Banyak pihak bilang, kesejahteraan guru masih jauh dari ideal. Honor guru honorer sering telat, nominalnya pun tak sebanding dengan tanggung jawab besar mereka. Lewat RUU ini, pemerintah didorong bikin skema penggajian yang lebih adil, transparan, dan pasti.
Selain itu, banyak organisasi guru berharap regulasi ini juga mengatur tunjangan tambahan, asuransi kesehatan, hingga dana pensiun yang layak. Guru adalah tulang punggung pendidikan, tapi masih banyak yang hidup pas-pasan.
📌 Debat Publik: Anggaran & Pemerataan
Di forum-forum diskusi, RUU Kesejahteraan Guru 2025 menimbulkan pro kontra. Isu paling hangat soal kesiapan anggaran negara. Pemerintah pusat dan daerah harus sama-sama tanggung jawab soal pembiayaan. Kalau tidak, kesejahteraan guru akan tetap timpang antar daerah.
Beberapa daerah terpencil bahkan masih kekurangan guru. Kalau pun ada, banyak yang harus rangkap tugas mengajar beberapa kelas sekaligus. Regulasi baru diharap bisa mengatur distribusi guru secara merata dan insentif khusus bagi guru di daerah 3T (Terdepan, Terpencil, Tertinggal).
Para mahasiswa pendidikan juga bersuara.
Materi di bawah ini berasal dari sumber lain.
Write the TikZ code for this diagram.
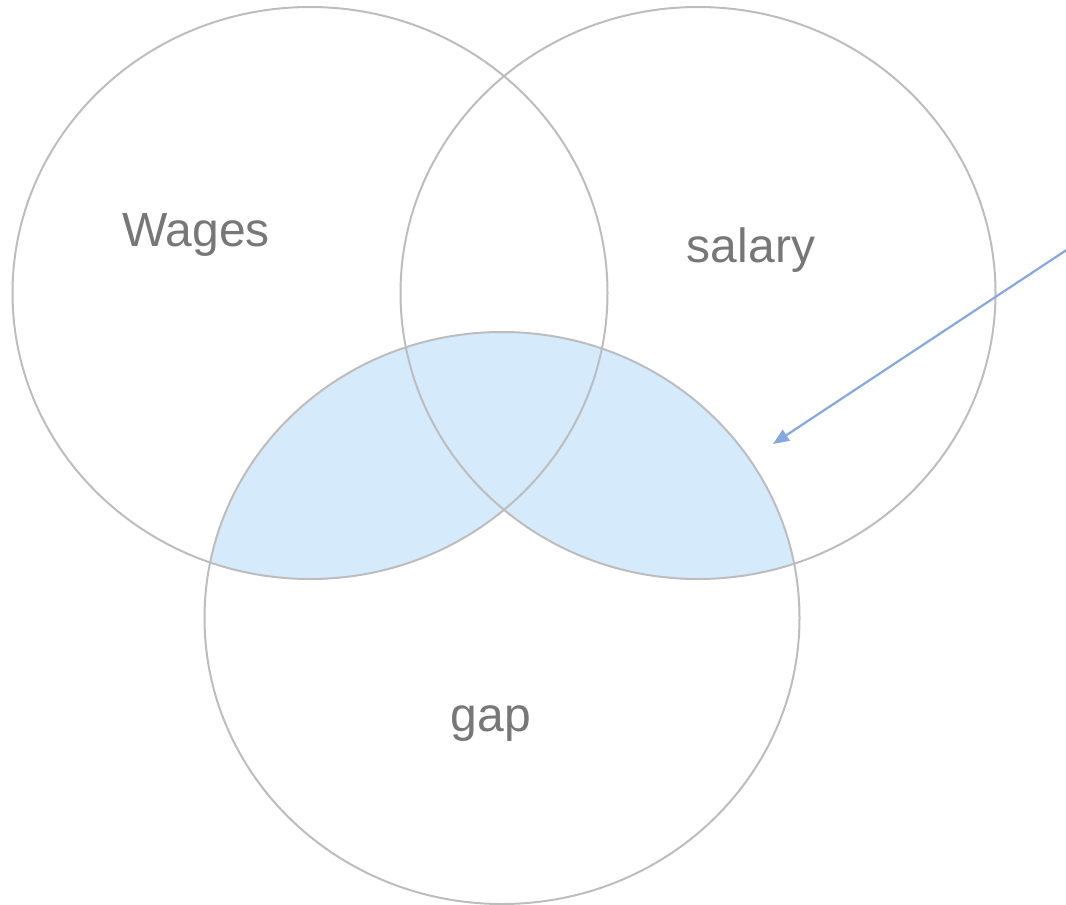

Mereka menuntut kepastian karir setelah lulus. Banyak sarjana pendidikan menganggur atau terpaksa kerja di luar jalur karena skema rekrutmen guru yang nggak jelas.
📌 Harapan: Guru Sejahtera, Pendidikan Berkualitas
Semua pihak sepakat, RUU Kesejahteraan Guru 2025 kalau lolos harus benar-benar dijalankan serius. Jangan cuma berhenti di janji manis. Guru yang sejahtera diyakini bisa fokus mendidik tanpa harus kerja sampingan. Dampaknya, kualitas belajar di kelas juga meningkat.
Selain gaji tetap, ada harapan tunjangan profesi dan beasiswa pengembangan karir guru juga diperluas. Banyak guru yang mau lanjut studi S2 atau pelatihan luar negeri, tapi terbentur biaya.
Publik ingin DPR dan pemerintah terbuka soal pembahasan pasal demi pasal. Partisipasi masyarakat penting biar aturan ini benar-benar pro guru, bukan sekadar formalitas.